Abstract Two catalysts, Cu/ZnO/Al2O3 and Cu/ZrO2/Al2O3, were employed for acetic acid synthesis from ethanol and water. They were characterized by X-ray fluorescence, N2 physisorption, N2O titration, in situ X-ray diffraction refined by the Rietveld method, in situ X-ray photoelectron spectroscopy, temperature-programmed reduction followed by X-ray absorption near-edge structure, and temperature-programmed desorption of ethanol, H2O, CO2, and NH3. The Zn-based catalyst is composed of ZnO nanoparticles, Cu0, CuZn alloy, and Al2O3, whereas the Cu/ZrO2/Al2O3 is composed of Cu0, ZrO2, and Al2O3. Both catalysts show the same Cu0 metallic surface area. On one hand, the spectra of the H2O temperature-programmed desorption show that the ZnO nanoparticles of Cu/ZnO/Al2O3 promote water dissociation and, consequently, the redox properties of this catalyst. On the other hand, the Zr-based catalyst shows low activity for H2O dissociation and higher acidity and basicity than for the Zn-based catalyst. These different properties lead to different mechanisms for acetic acid synthesis from ethanol.

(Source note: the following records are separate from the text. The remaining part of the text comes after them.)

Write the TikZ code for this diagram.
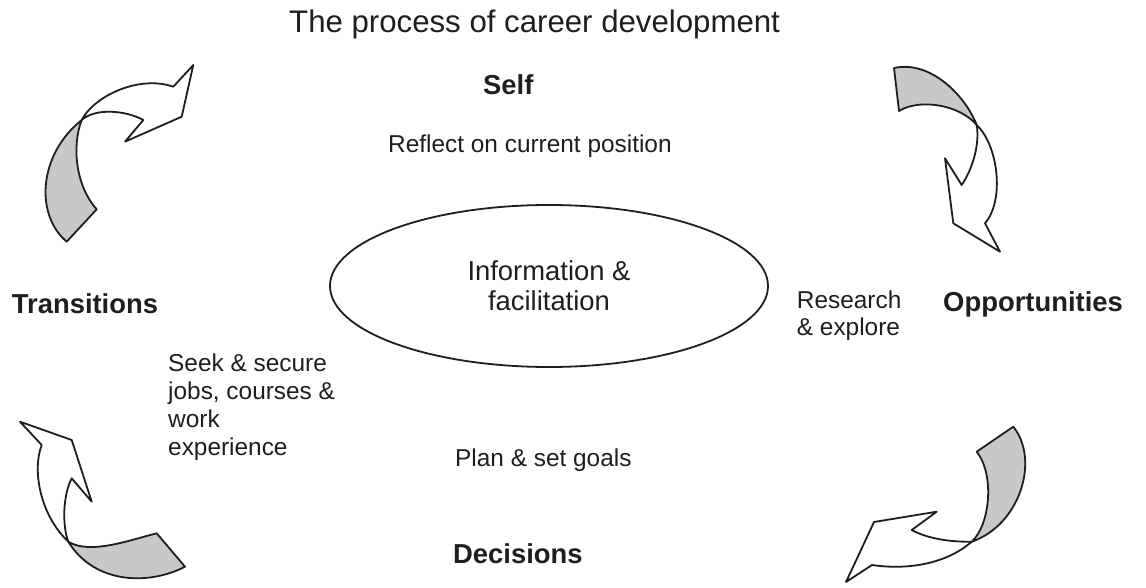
\documentclass[tikz,border=0pt]{standalone}
\usepackage{fontspec}
\setmainfont{Liberation Sans}
\usetikzlibrary{shapes.geometric}
\definecolor{tailgray}{RGB}{200,200,200}
\definecolor{ink}{RGB}{30,30,30}
\begin{document}
\begin{tikzpicture}[x=1pt,y=-1pt,
  ribbon/.style={draw=ink, line width=1.8pt, line join=round},
  back/.style={ribbon, fill=tailgray},
  front/.style={ribbon, fill=white},
  lbl/.style={anchor=base west, inner sep=0pt, text=ink, font=\fontsize{27.4}{32}\selectfont\bfseries},
  body/.style={anchor=base west, inner sep=0pt, text=ink, font=\fontsize{24.4}{27.8}\selectfont},
]
\useasboundingbox (0,0) rectangle (1146,588);

% texts
\node[anchor=base west, inner sep=0pt, text=ink, font=\fontsize{31.2}{36}\selectfont] (title) at (289,33) {The process of career development};
\node[lbl] (self) at (483,95) {Self};
\node[body] (reflect) at (388,153) {Reflect on current position};
\node[draw=ink, line width=1.8pt, ellipse, minimum width=438pt, minimum height=162pt, inner sep=0pt, align=center, text=ink, font=\fontsize{27.4}{30}\selectfont] (info) at (549,286) {Information \&\\facilitation};
\node[lbl] (trans) at (11.7,313) {Transitions};
\node[body] (seek) at (168,371.7) {\begin{tabular}[t]{@{}l@{}}Seek \& secure\\jobs, courses \&\\work\\experience\end{tabular}};
\node[body] (research) at (796.7,308) {\begin{tabular}[t]{@{}l@{}}Research\\\& explore\end{tabular}};
\node[lbl] (opp) at (943,311.7) {Opportunities};
\node[body] (plan) at (455,466.7) {Plan \& set goals};
\node[lbl] (dec) at (453,563) {Decisions};

% arrow top-left
\draw[back] (66.7,241.7) .. controls (35,215) and (38,155) .. (81.7,120) .. controls (72,145) and (75,185) .. (96.7,209.3) -- cycle;
\draw[front] (81.7,120) .. controls (95,95) and (140,75) .. (173.3,86.7) -- (193.3,65) -- (181.7,116.7) -- (125,141.7) -- (143.3,120) .. controls (125,110) and (95,108) .. (81.7,120) -- cycle;

% arrow top-right
\draw[back] (894,68) .. controls (930,60) and (965,95) .. (976.7,125) .. controls (960,105) and (920,98) .. (899,111) -- cycle;
\draw[front] (976.7,125) .. controls (998,145) and (1005,200) .. (985,223.3) -- (1000,251.7) -- (953.3,223.3) -- (945,158.3) -- (961.7,185) .. controls (972,170) and (980,145) .. (976.7,125) -- cycle;

% arrow bottom-left
\draw[back] (68.3,541.7) .. controls (90,555) and (130,540) .. (156.7,533.3) -- (185,566.7) .. controls (150,585) and (95,585) .. (68.3,541.7) -- cycle;
\draw[front] (68.3,541.7) .. controls (40,515) and (32,470) .. (41.7,445) -- (20,421.7) -- (71.7,440) -- (91.7,501.7) -- (71.7,478.3) .. controls (63,495) and (62,525) .. (68.3,541.7) -- cycle;

% arrow bottom-right
\draw[back] (976.7,451.7) -- (1013.3,426.7) .. controls (1040,460) and (1020,525) .. (971.7,541.7) .. controls (990,525) and (995,475) .. (976.7,451.7) -- cycle;
\draw[front] (971.7,541.7) .. controls (945,565) and (905,570) .. (872,565) -- (846,582) -- (874,522) -- (936.7,511.7) -- (911.7,530) .. controls (930,540) and (955,542) .. (971.7,541.7) -- cycle;
\end{tikzpicture}
\end{document}
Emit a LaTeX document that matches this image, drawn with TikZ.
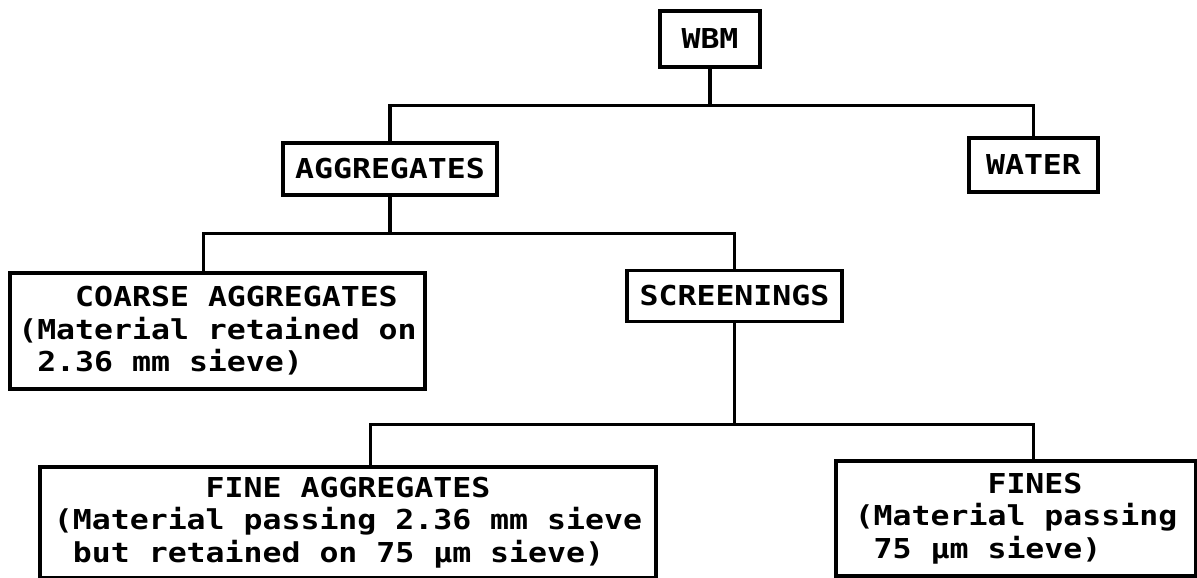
\documentclass[tikz,border=0pt]{standalone}
\usepackage{fontspec}
\setmonofont{DejaVu Sans Mono}[FakeStretch=1.15]
\usepackage{tikz}

\begin{document}
\begin{tikzpicture}[
    x=1pt, y=-1pt,
    box/.style={draw, rectangle, line width=3.2pt, inner sep=0pt, align=center, font=\ttfamily\bfseries\fontsize{27.4}{32.5}\selectfont},
    note/.style={box, align=left},
    link/.style={line width=3.2pt}
]
    \useasboundingbox (0,0) rectangle (1197,578);

    % WBM
    \node[box, minimum width=100pt, minimum height=56pt] (wbm) at (710,39) {WBM};

    % Aggregates
    \node[box, minimum width=214pt, minimum height=52pt] (agg) at (390,169) {AGGREGATES};

    % Water
    \node[box, minimum width=129pt, minimum height=54pt] (water) at (1033.5,165) {WATER};

    % Coarse aggregates
    \node[note, minimum width=415pt, minimum height=116pt] (coarse) at (217.5,331)
        {\hphantom{xxx}COARSE AGGREGATES\\(Material retained on\\\hphantom{x}2.36 mm sieve)};

    % Screenings
    \node[box, minimum width=215pt, minimum height=51pt] (scr) at (734.5,296) {SCREENINGS};

    % Fine aggregates
    \node[note, minimum width=616pt, minimum height=111pt] (fine) at (348,522.5)
        {\hphantom{xxxxxxxx}FINE AGGREGATES\\(Material passing 2.36 mm sieve\\\hphantom{x}but retained on 75 µm sieve)};

    % Fines
    \node[note, minimum width=360pt, minimum height=115pt] (fines) at (1016,518.5)
        {\hphantom{xxxxxxx}FINES\\(Material passing\\\hphantom{x}75 µm sieve)};

    % Connections
    \draw[link] (wbm.south) -- ++(0,37) -| (agg.north);
    \draw[link] (wbm.south) -- ++(0,37) -| (water.north);
    \draw[link] (agg.south) -- ++(0,37) -| ([xshift=195pt]coarse.north west);
    \draw[link] (agg.south) -- ++(0,37) -| (scr.north);
    \draw[link] (scr.south) -- ++(0,101) -| ([xshift=332pt]fine.north west);
    \draw[link] (scr.south) -- ++(0,101) -| ([xshift=199pt]fines.north west);

\end{tikzpicture}
\end{document}
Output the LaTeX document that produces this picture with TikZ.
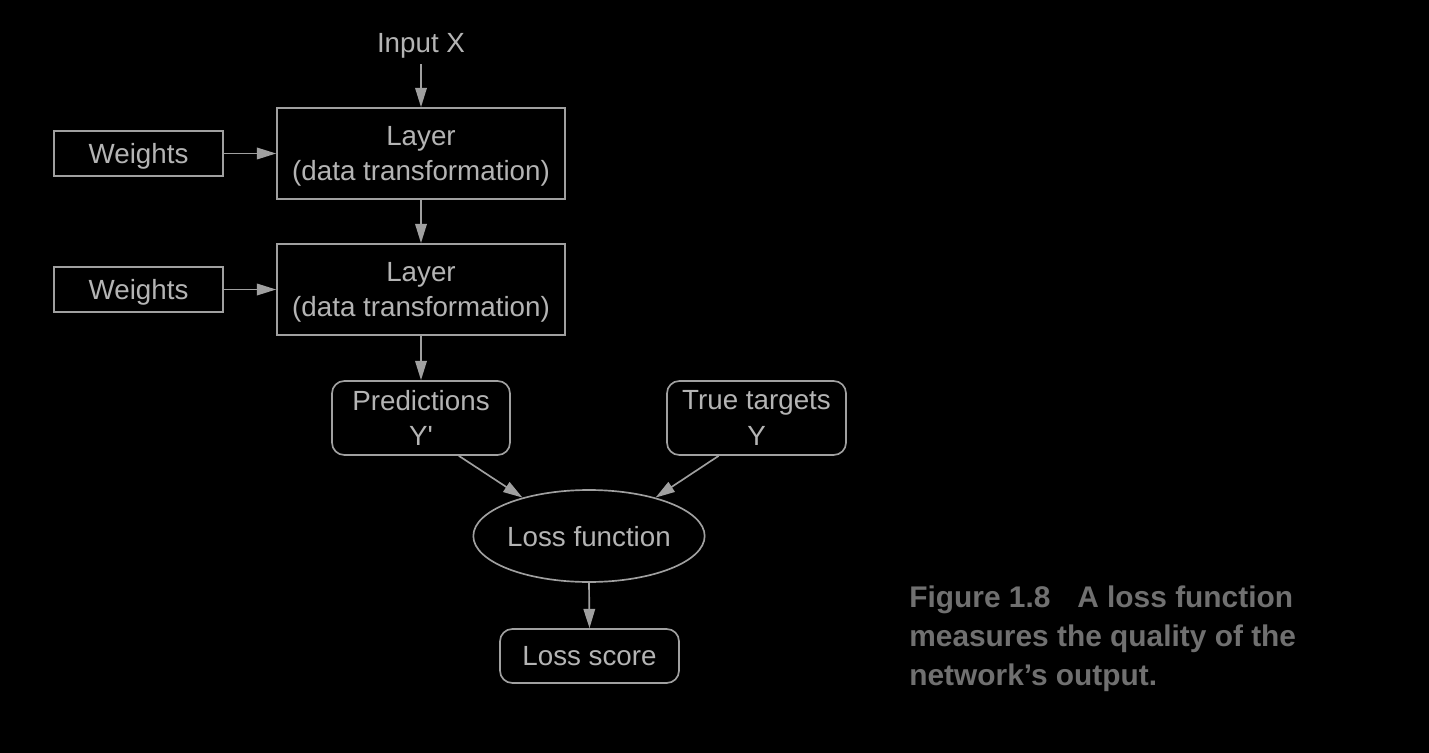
\documentclass[tikz,border=0pt]{standalone}
\usepackage{fontspec}
\setmainfont{Liberation Sans}[Ligatures=TeXOff]
\usetikzlibrary{arrows.meta,shapes.geometric}
\definecolor{linegray}{RGB}{160,160,160}
\definecolor{textgray}{RGB}{180,180,180}
\definecolor{capgray}{RGB}{112,112,112}
\begin{document}
\begin{tikzpicture}[x=0.02cm,y=-0.02cm,
  every node/.style={text=textgray, text depth=0pt, font=\fontsize{15.8pt}{20.4pt}\selectfont},
  plainbox/.style={draw=linegray, line width=0.95pt, inner sep=0pt, align=center},
  roundbox/.style={plainbox, rounded corners=7pt},
  conn/.style={draw=linegray, line width=0.95pt, -{Triangle[length=11pt,width=6.6pt]}},
  captext/.style={anchor=base west, inner sep=0pt, text=capgray, font=\fontsize{17pt}{22pt}\selectfont\bfseries}]
\fill[black] (0,0) rectangle (1429,753);
\useasboundingbox (0,0) rectangle (1429,753);

\node (in) at (421,43) {Input X};
\node[plainbox, minimum width=288*0.02cm, minimum height=91*0.02cm] (l1) at (421,153.5) {Layer\\(data transformation)};
\node[plainbox, minimum width=169*0.02cm, minimum height=45*0.02cm] (w1) at (138.5,153.5) {Weights};
\node[plainbox, minimum width=288*0.02cm, minimum height=91*0.02cm] (l2) at (421,289.5) {Layer\\(data transformation)};
\node[plainbox, minimum width=169*0.02cm, minimum height=45*0.02cm] (w2) at (138.5,289.5) {Weights};
\node[roundbox, minimum width=178*0.02cm, minimum height=74*0.02cm] (pred) at (421,418) {Predictions\\Y'};
\node[roundbox, minimum width=179*0.02cm, minimum height=74*0.02cm] (true) at (756.5,418) {True targets\\Y};
\node[draw=linegray, line width=0.95pt, ellipse, inner sep=0pt, minimum width=228*0.02cm, minimum height=92*0.02cm] (loss) at (589,536) {Loss function};
\node[roundbox, minimum width=179*0.02cm, minimum height=54*0.02cm] (score) at (589.5,656) {Loss score};

\draw[conn, shorten <=3pt] (in.south) -- (l1.north);
\draw[conn] (w1.east) -- (l1.west |- w1.east);
\draw[conn] (l1.south) -- (l2.north);
\draw[conn] (w2.east) -- (l2.west |- w2.east);
\draw[conn] (l2.south) -- (pred.north);
\draw[conn] (pred.-45) -- (loss.150);
\draw[conn] (true.-135) -- (loss.30);
\draw[conn] (loss.south) -- (score.north);

\node[captext] (c1) at (909,607) {Figure 1.8\hspace{0.9em}A loss function};
\node[captext] (c2) at (909,646) {measures the quality of the};
\node[captext] (c3) at (909,685) {network’s output.};
\end{tikzpicture}
\end{document}
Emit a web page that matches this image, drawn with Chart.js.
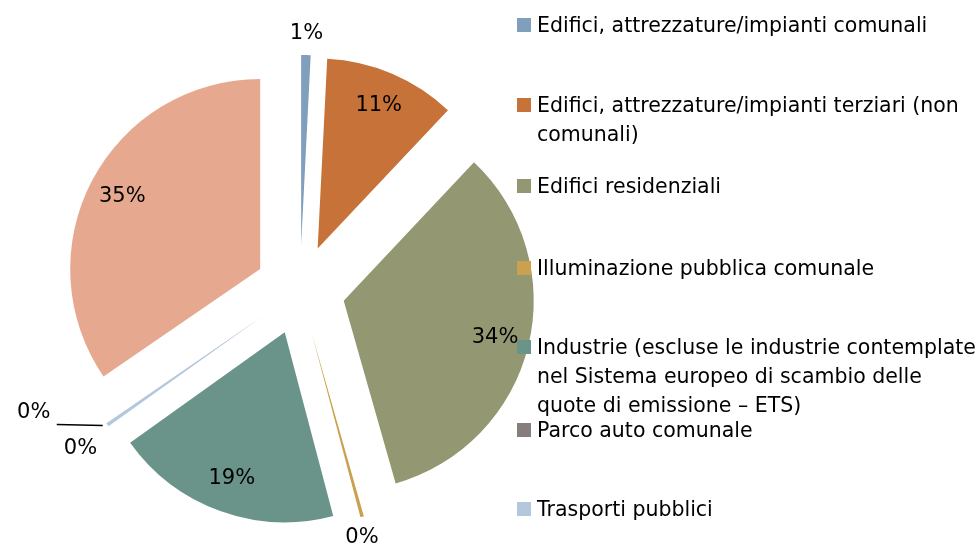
<!DOCTYPE html>
<html>
<head>
<meta charset="utf-8">
<script src="https://cdn.jsdelivr.net/npm/chart.js@4.4.0/dist/chart.umd.min.js"></script>
<style>
  body { margin: 0; background: #fff; overflow: hidden; }
  #wrap { position: relative; width: 978px; height: 552px; }
  #legend { position: absolute; left: 0; top: 0; font-family: "DejaVu Sans"; font-size: 20.5px; color: #000; }
  .item { position: absolute; left: 517px; white-space: nowrap; line-height: 29px; }
  .box { position: absolute; left: 0; top: 7px; width: 14px; height: 14px; }
  .txt { position: absolute; left: 20px; top: 0; }
</style>
</head>
<body>
<div id="wrap">
  <canvas id="pie" width="978" height="552"></canvas>
  <div id="legend"></div>
</div>
<script>
const labels = [
  "Edifici, attrezzature/impianti comunali",
  "Edifici, attrezzature/impianti terziari (non comunali)",
  "Edifici residenziali",
  "Illuminazione pubblica comunale",
  "Industrie (escluse le industrie contemplate nel Sistema europeo di scambio delle quote di emissione – ETS)",
  "Parco auto comunale",
  "Trasporti pubblici",
  "Trasporti privati e commerciali"
];
const values = [0.8, 11.2, 33.5, 0.3, 19.2, 0, 0.3, 34.5];
const colors = ["#809fbc", "#c67239", "#939872", "#c9a14f", "#6a9489", "#877d7d", "#b3c8dc", "#e6a990"];

// legend as shown in the picture (last category is cut off there)
const legendLines = [
  ["Edifici, attrezzature/impianti comunali"],
  ["Edifici, attrezzature/impianti terziari (non", "comunali)"],
  ["Edifici residenziali"],
  ["Illuminazione pubblica comunale"],
  ["Industrie (escluse le industrie contemplate", "nel Sistema europeo di scambio delle", "quote di emissione – ETS)"],
  ["Parco auto comunale"],
  ["Trasporti pubblici"]
];
const legendTops = [11, 91, 172, 254, 333, 416, 495];

const total = values.reduce((a, b) => a + b, 0);
const RADIUS = 190;
const SHIFT = 45;

const legend = document.getElementById("legend");
legendLines.forEach((lines, i) => {
  const d = document.createElement("div");
  d.className = "item";
  d.style.top = legendTops[i] + "px";
  d.innerHTML = '<span class="box" style="background:' + colors[i] + '"></span><span class="txt">' + lines.join("<br>") + "</span>";
  legend.appendChild(d);
});

function pieCenter(chart) {
  const a = chart.chartArea;
  return { x: (a.left + a.right) / 2, y: (a.top + a.bottom) / 2 };
}

// explode every slice by the same distance (chart.js' own offset also narrows
// and enlarges small slices, so move the arcs here instead)
const explode = {
  id: "explode",
  beforeDatasetsDraw(chart) {
    const c = pieCenter(chart);
    chart.getDatasetMeta(0).data.forEach(arc => {
      const mid = (arc.startAngle + arc.endAngle) / 2;
      arc.x = c.x + Math.cos(mid) * SHIFT;
      arc.y = c.y + Math.sin(mid) * SHIFT;
    });
  }
};

const pctLabels = {
  id: "pctLabels",
  afterDatasetsDraw(chart) {
    const ctx = chart.ctx;
    const c = pieCenter(chart);
    const meta = chart.getDatasetMeta(0);
    ctx.save();
    ctx.font = '21px "DejaVu Sans"';
    ctx.fillStyle = "#000";
    ctx.strokeStyle = "#000";
    ctx.lineWidth = 1.5;
    ctx.textAlign = "center";
    ctx.textBaseline = "middle";
    meta.data.forEach((arc, i) => {
      const mid = (arc.startAngle + arc.endAngle) / 2;
      const share = values[i] / total;
      const text = Math.round(share * 100) + "%";
      const d = share < 0.03 ? SHIFT + RADIUS + 22 : SHIFT + RADIUS * 0.82;
      let x = c.x + Math.cos(mid) * d;
      let y = c.y + Math.sin(mid) * d;
      if (i === 5) {
        // moved aside with a leader line, as in the picture
        const tx = c.x + Math.cos(mid) * (SHIFT + RADIUS);
        const ty = c.y + Math.sin(mid) * (SHIFT + RADIUS);
        ctx.beginPath();
        ctx.moveTo(tx - 6, ty - 1);
        ctx.lineTo(tx - 52, ty - 2);
        ctx.stroke();
        x = tx - 75;
        y = ty - 14;
      }
      if (i === 6) {
        x -= 9;
        y += 11;
      }
      if (i === 3) {
        x -= 6;
      }
      ctx.fillText(text, x, y);
    });
    ctx.restore();
  }
};

new Chart(document.getElementById("pie"), {
  type: "pie",
  data: {
    labels: labels,
    datasets: [{
      data: values,
      backgroundColor: colors,
      borderWidth: 0
    }]
  },
  options: {
    responsive: false,
    animation: false,
    events: [],
    radius: RADIUS,
    layout: { padding: { left: 0, right: 378, top: 28, bottom: 0 } },
    plugins: {
      legend: { display: false },
      tooltip: { enabled: false }
    }
  },
  plugins: [explode, pctLabels]
});
</script>
</body>
</html>
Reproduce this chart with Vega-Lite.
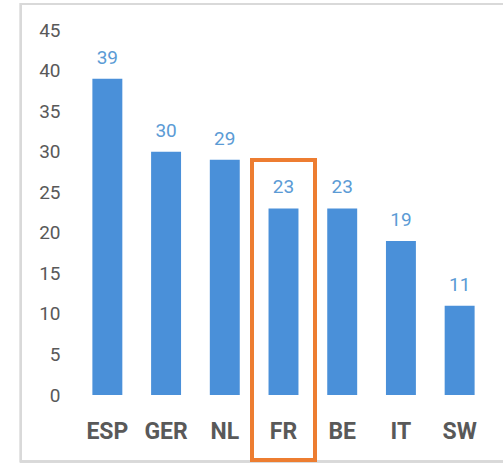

Taking the redox mechanism of the WGS reaction into account, the steps of the acetic acid synthesis promoted by the Zn-based catalyst can be described as follows: first, ethanol is dehydrogenated alloy to acetaldehyde on Cu0 and CuZn; then, this aldehyde is oxidized on the ZnO–Cu0 interface to acetate, which desorbs, forming acetic acid; finally, H2O dissociates on the O vacancies of the ZnO–Cu0 interface and reoxidizes the oxide. The ZnO–CuZn alloy interface should also be considered in this mechanism. The second mechanism, which occurs mainly on the Zr-based catalyst, is related to the acetaldehyde and ethanol condensation forming ethyl acetate. This ester is hydrolyzed, synthesizing acetic acid and ethanol.